I had heard such criticisms when I was a student, but the reservation that caused me the greatest doubt was new: carbon footprint.  I’ve visited around thirty towns and cities this year, most by plane, and that doesn’t count family holiday trips to Rome and Paris or a guest lecture in Budapest.  One convocation at one UWC probably repeats that experience at least a hundredfold.  Can the globe sustain it? 

 “Of course!" I would have proclaimed when I was a UWC student.  We still need international peace and understanding.  Whatever challenges the world faces, we will solve them!  The world needs UWC! 


Now, my body sore from a day sitting on a plane and my voice hoarse from a day of teaching, I feel less confident.  Do I need this kind of travel?  Does the world?
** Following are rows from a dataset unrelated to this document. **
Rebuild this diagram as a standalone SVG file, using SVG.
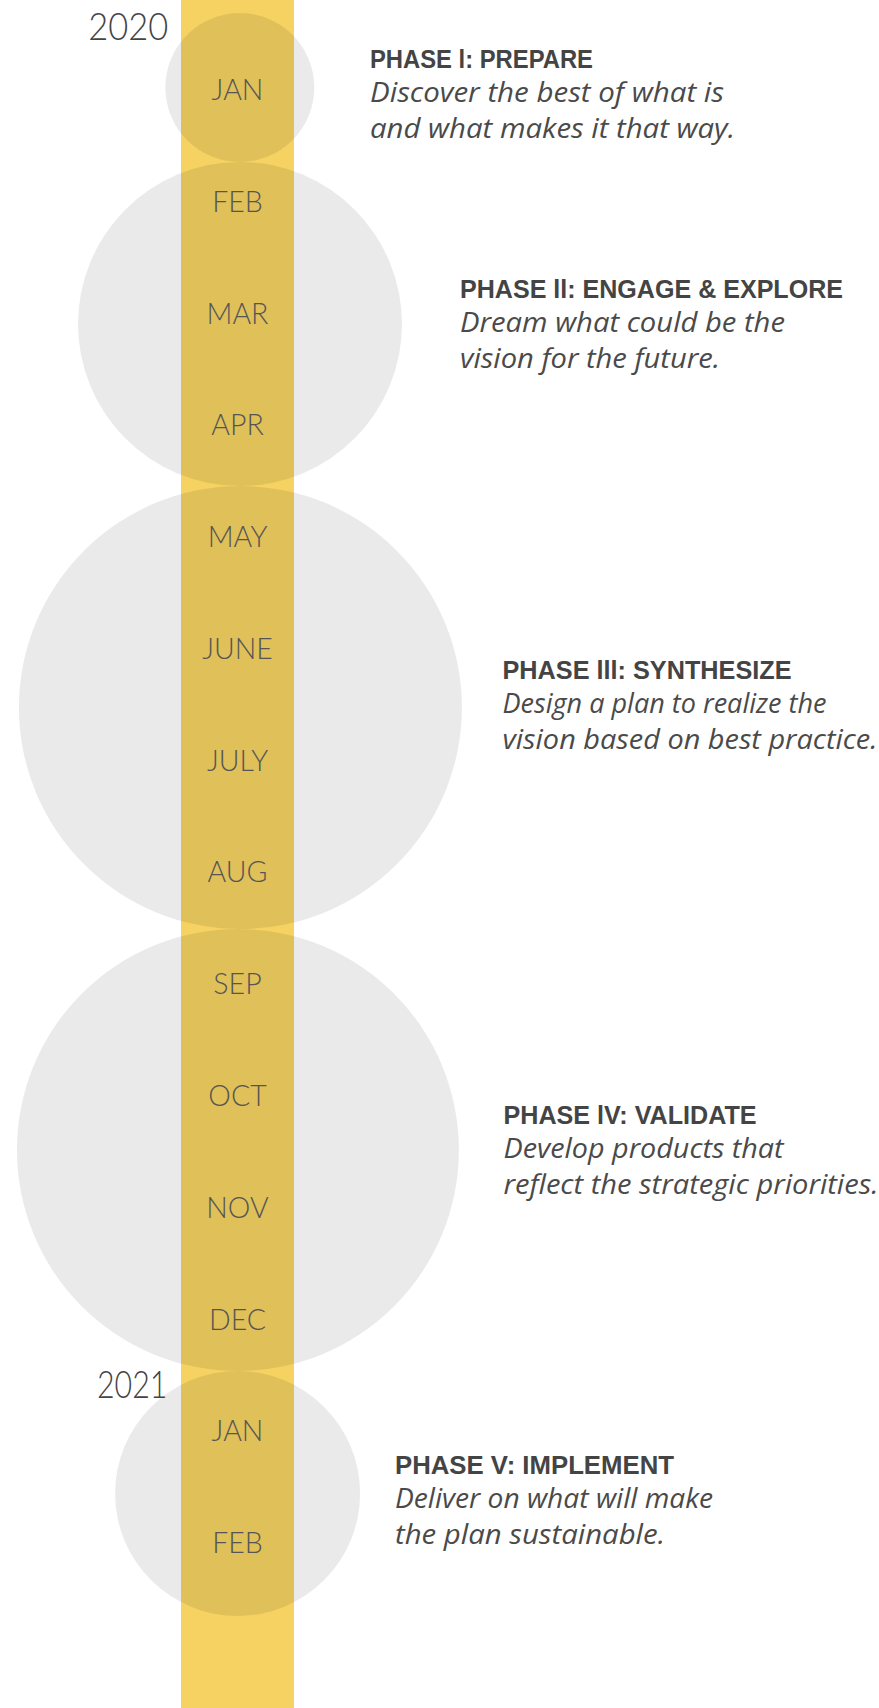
<svg xmlns="http://www.w3.org/2000/svg" width="879" height="1708" viewBox="0 0 879 1708">
  <style>
    .bar { fill: #F5D262; }
    .phase-circle { fill: #000000; fill-opacity: 0.082; }
    .month { font-family: Lato, "Liberation Sans", sans-serif; font-weight: 300; font-size: 28.5px; fill: #555555; text-anchor: middle; }
    .year { font-family: Lato, "Liberation Sans", sans-serif; font-weight: 300; font-size: 37px; fill: #444444; }
    .title { font-family: "Liberation Sans", Arial, sans-serif; font-weight: 700; font-size: 26px; fill: #444444; }
    .desc { font-family: "Open Sans", "Liberation Sans", sans-serif; font-style: italic; font-size: 27px; fill: #4A4A4A; }
  </style>
  <rect width="879" height="1708" fill="#FFFFFF"/>
  <g id="timeline-bar">
    <rect class="bar" x="181" y="0" width="113" height="1708"/>
  </g>
  <g id="phase-circles">
    <circle id="circle-phase-1" class="phase-circle" cx="239.8" cy="87.5" r="74.5"/>
    <circle id="circle-phase-2" class="phase-circle" cx="240" cy="324" r="162"/>
    <circle id="circle-phase-3" class="phase-circle" cx="240.4" cy="707.5" r="221.5"/>
    <circle id="circle-phase-4" class="phase-circle" cx="237.9" cy="1150" r="221"/>
    <circle id="circle-phase-5" class="phase-circle" cx="237.6" cy="1493.5" r="122.5"/>
  </g>
  <g id="years">
    <text class="year" x="88.3" y="40" textLength="80" lengthAdjust="spacingAndGlyphs">2020</text>
    <text class="year" x="97" y="1397.5" textLength="70.5" lengthAdjust="spacingAndGlyphs">2021</text>
  </g>
  <g id="months">
    <text class="month" x="237.5" y="100">JAN</text>
    <text class="month" x="237.5" y="211.8">FEB</text>
    <text class="month" x="237.5" y="323.5">MAR</text>
    <text class="month" x="237.5" y="435.3">APR</text>
    <text class="month" x="237.5" y="547.1">MAY</text>
    <text class="month" x="237.5" y="658.9">JUNE</text>
    <text class="month" x="237.5" y="770.6">JULY</text>
    <text class="month" x="237.5" y="882.4">AUG</text>
    <text class="month" x="237.5" y="994.2">SEP</text>
    <text class="month" x="237.5" y="1106">OCT</text>
    <text class="month" x="237.5" y="1217.7">NOV</text>
    <text class="month" x="237.5" y="1329.5">DEC</text>
    <text class="month" x="237.5" y="1441.3">JAN</text>
    <text class="month" x="237.5" y="1553">FEB</text>
  </g>
  <g id="phase-1">
    <text class="title" x="370" y="67.5" textLength="223" lengthAdjust="spacingAndGlyphs">PHASE l: PREPARE</text>
    <text class="desc" x="370" y="101.5" textLength="354" lengthAdjust="spacingAndGlyphs">Discover the best of what is</text>
    <text class="desc" x="370" y="137.5" textLength="365" lengthAdjust="spacingAndGlyphs">and what makes it that way.</text>
  </g>
  <g id="phase-2">
    <text class="title" x="460" y="298" textLength="383" lengthAdjust="spacingAndGlyphs">PHASE ll: ENGAGE &amp; EXPLORE</text>
    <text class="desc" x="460" y="332" textLength="325" lengthAdjust="spacingAndGlyphs">Dream what could be the</text>
    <text class="desc" x="460" y="368" textLength="260" lengthAdjust="spacingAndGlyphs">vision for the future.</text>
  </g>
  <g id="phase-3">
    <text class="title" x="502.5" y="678.5" textLength="289" lengthAdjust="spacingAndGlyphs">PHASE lll: SYNTHESIZE</text>
    <text class="desc" x="502.5" y="712.5" textLength="324" lengthAdjust="spacingAndGlyphs">Design a plan to realize the</text>
    <text class="desc" x="502.5" y="748.5" textLength="375" lengthAdjust="spacingAndGlyphs">vision based on best practice.</text>
  </g>
  <g id="phase-4">
    <text class="title" x="503.5" y="1123.5" textLength="253" lengthAdjust="spacingAndGlyphs">PHASE lV: VALIDATE</text>
    <text class="desc" x="503.5" y="1157.5" textLength="280" lengthAdjust="spacingAndGlyphs">Develop products that</text>
    <text class="desc" x="503.5" y="1193.5" textLength="375" lengthAdjust="spacingAndGlyphs">reflect the strategic priorities.</text>
  </g>
  <g id="phase-5">
    <text class="title" x="395" y="1473.5" textLength="279" lengthAdjust="spacingAndGlyphs">PHASE V: IMPLEMENT</text>
    <text class="desc" x="395" y="1507.5" textLength="318" lengthAdjust="spacingAndGlyphs">Deliver on what will make</text>
    <text class="desc" x="395" y="1543.5" textLength="270" lengthAdjust="spacingAndGlyphs">the plan sustainable.</text>
  </g>
</svg>
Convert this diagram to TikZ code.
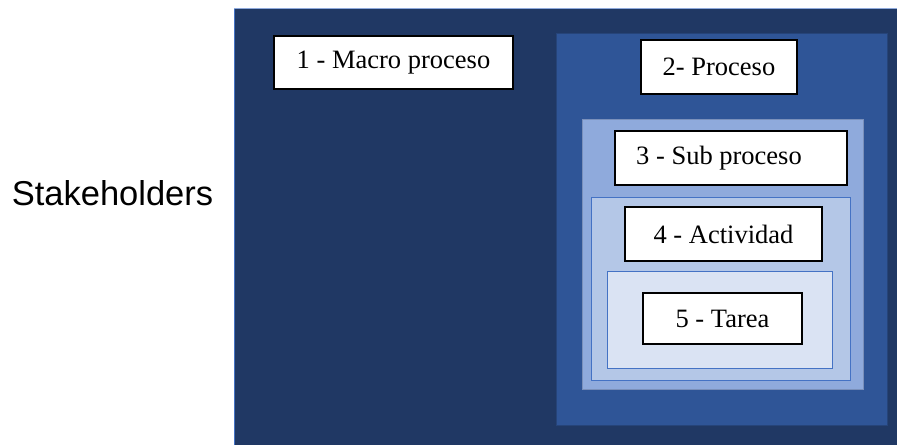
\documentclass[tikz,border=0pt]{standalone}
\usepackage{fontspec}
\setmainfont{Liberation Serif}
\newfontfamily\arialfont{Liberation Sans}
\definecolor{navy}{HTML}{203864}
\definecolor{procblue}{HTML}{2F5597}
\definecolor{subblue}{HTML}{8FAADC}
\definecolor{actblue}{HTML}{B4C7E7}
\definecolor{tareablue}{HTML}{DAE3F3}
\definecolor{edgeblue}{HTML}{4472C4}
\tikzset{
  level/.style={draw=edgeblue, line width=0.8pt},
  label box/.style={draw=black, fill=white, line width=1.3pt, inner sep=0pt,
    font=\fontsize{26.5}{30}\selectfont},
}
\begin{document}
\begin{tikzpicture}[x=1pt,y=-1pt]
\useasboundingbox (0,0) rectangle (897,445);
\fill[navy] (234,8) rectangle (897,445);
\draw[edgeblue, line width=1pt] (234.5,8) -- (234.5,445);
\draw[edgeblue!60, line width=0.8pt] (234,8.5) -- (897,8.5);
\filldraw[fill=procblue, draw=procblue!80!black, line width=0.6pt] (556,33) rectangle (887,425);
\filldraw[fill=subblue, draw=subblue!85!black, line width=0.6pt] (582,119) rectangle (863,389);
\filldraw[fill=actblue, level] (591,197) rectangle (850,380);
\filldraw[fill=tareablue, level] (607,271) rectangle (832,368);
\node[label box, minimum width=239pt, minimum height=53pt] (n1) at (393.5,62.5) {1 - Macro proceso};
\node[label box, minimum width=156pt, minimum height=54pt] (n2) at (719,67) {2- Proceso};
\node[label box, minimum width=232pt, minimum height=54pt] (n3) at (731,158) {3 - Sub proceso\hspace*{24pt}};
\node[label box, minimum width=197pt, minimum height=54pt] (n4) at (723.5,234) {4 - Actividad};
\node[label box, minimum width=159pt, minimum height=51pt] (n5) at (722.5,318.5) {5 - Tarea};
\node[font=\arialfont\fontsize{34.5}{40}\selectfont, inner sep=0pt, anchor=base] (st) at (112.5,205) {Stakeholders};
\end{tikzpicture}
\end{document}
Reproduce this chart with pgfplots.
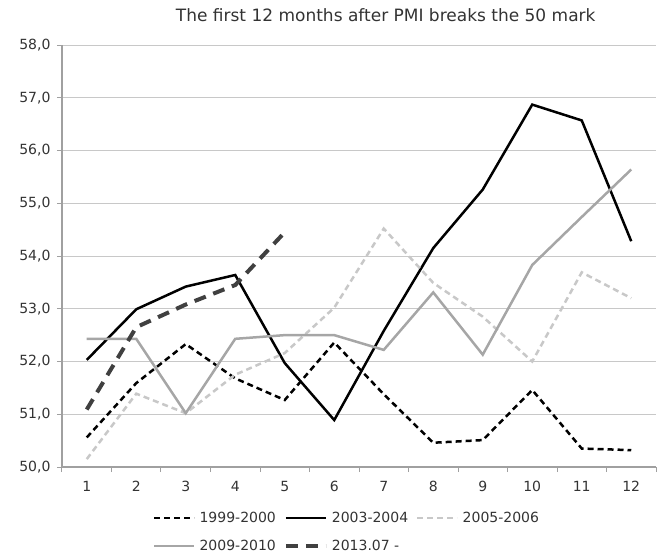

My context has changed and the world’s has too.   And yet I came back from RCN-UWC glowing.  For days, I couldn’t stop telling people about the school.  Alongside all I’ve learned from my Fulbright Fellowship, it’s impossible to look away from UWC’s value.  Education is the most comprehensive and direct route to international understanding.  UWC students may now chatter with their families on laptops instead of hovering near the pay phone in the hall, but we still need human connection to grow and learn.  I write in a different world context than when I was a student, but the world still needs UWC.